Crystal Nucleation Kinetics and Mechanism: Influence of Interaction Potential
Porhouy Minh, Steven W. Hall, Ryan S. DeFever, Sapna Sarupria
TL;DR
The paper investigates how modifying the repulsive and attractive components of a Lennard-Jones–like potential affects crystal nucleation kinetics and mechanisms. By comparing a standard 12-6 LJ potential with a softer 7-6 variant at the same driving force using RETIS, CNT with seeding, and LeaPP analysis, the authors show that nucleation rates are similar while the pathways and resulting polymorphs differ: the 12-6 system predominantly forms FCC nuclei, whereas the 7-6 system exhibits competing BCC-dominated and FCC-HCP-dominated pathways leading to polymorphism. The study reveals that polymorph selection can be controlled through interaction potentials without altering overall nucleation rates, and demonstrates the utility of LeaPP for dissecting nucleation pathways and post-critical growth. These insights advance understanding of how tunable interactions influence self-assembly and polymorph design in colloidal and molecular systems, with implications for material design and crystallization control.
Abstract
Modulating liquid-to-solid transitions and the resulting crystalline structure for tailored properties is much desired. Colloidal systems are exemplary to this end, but the fundamental knowledge gaps in relating the influence of intermolecular interactions to crystallization behavior continue to hinder progress. In this study, we address this knowledge gap by studying nucleation and growth in systems with modified Lennard-Jones potential.
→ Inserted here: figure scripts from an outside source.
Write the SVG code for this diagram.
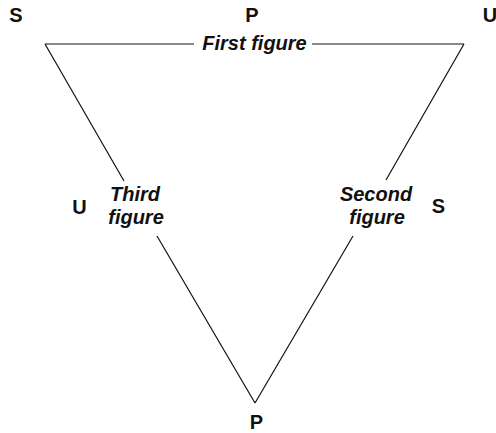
<svg xmlns="http://www.w3.org/2000/svg" width="496" height="433" viewBox="0 0 496 433">
<style>
.ln{stroke:#111;stroke-width:1.2;fill:none}
.v{font-family:"Liberation Sans",Arial,sans-serif;font-size:20px;font-weight:bold;fill:#111;text-anchor:middle}
.f{font-family:"Liberation Sans",Arial,sans-serif;font-size:20px;font-weight:bold;font-style:italic;fill:#111;text-anchor:middle}
</style>
<rect width="496" height="433" fill="#fff"/>
<g id="connectors">
<path class="ln" d="M45 44H194M312 44H464"/>
<path class="ln" d="M45 44L124 181M157 236L255 403"/>
<path class="ln" d="M464 44L386 180M353 236L255 403"/>
</g>
<g id="first-figure"><text class="f" x="254.5" y="50">First figure</text></g>
<g id="third-figure"><text class="f" x="135" y="201">Third</text><text class="f" x="136" y="224">figure</text></g>
<g id="second-figure"><text class="f" x="376" y="201">Second</text><text class="f" x="377" y="224">figure</text></g>
<g id="top-left-S"><text class="v" x="16" y="22">S</text></g>
<g id="top-P"><text class="v" x="252" y="22">P</text></g>
<g id="top-right-U"><text class="v" x="490" y="22">U</text></g>
<g id="left-U"><text class="v" x="79.5" y="214">U</text></g>
<g id="right-S"><text class="v" x="438.5" y="213">S</text></g>
<g id="bottom-P"><text class="v" x="256.5" y="429">P</text></g>
</svg>
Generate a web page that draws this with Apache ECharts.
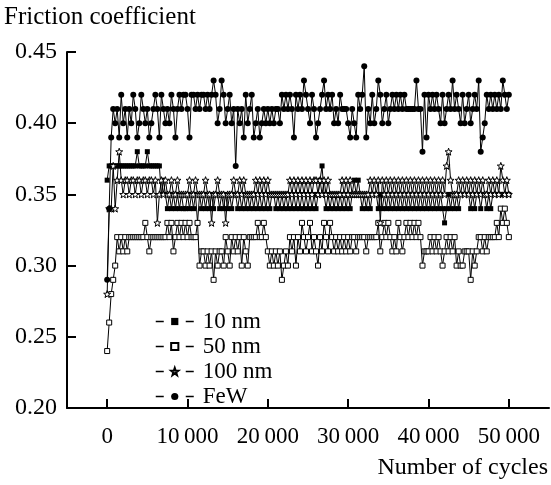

Specifically, we study the commonly used 12-6 potential and a softer 7-6 potential. The thermodynamic state point for the study is chosen such that both systems are investigated at the same level of supercooling and pressure. Under these conditions, we find that the nucleation rate for both systems is comparable. Interestingly, the nucleation pathways and resulting crystal structures are different. In the 12-6 system, nucleation and growth occur predominantly through the FCC structure. Softening the potential alters the critical nucleus composition and introduces two distinct nucleation pathways. One pathway predominantly leads to the nucleus with a body-centered cubic (BCC) structure, while the other favors the face-centered cubic (FCC) arrangement. Our study illustrates that polymorph selection can be achieved through modifications to intermolecular interactions without impacting nucleation kinetics. The results have significant implications in designing approaches for polymorph selection and modulating self-assembly mechanisms.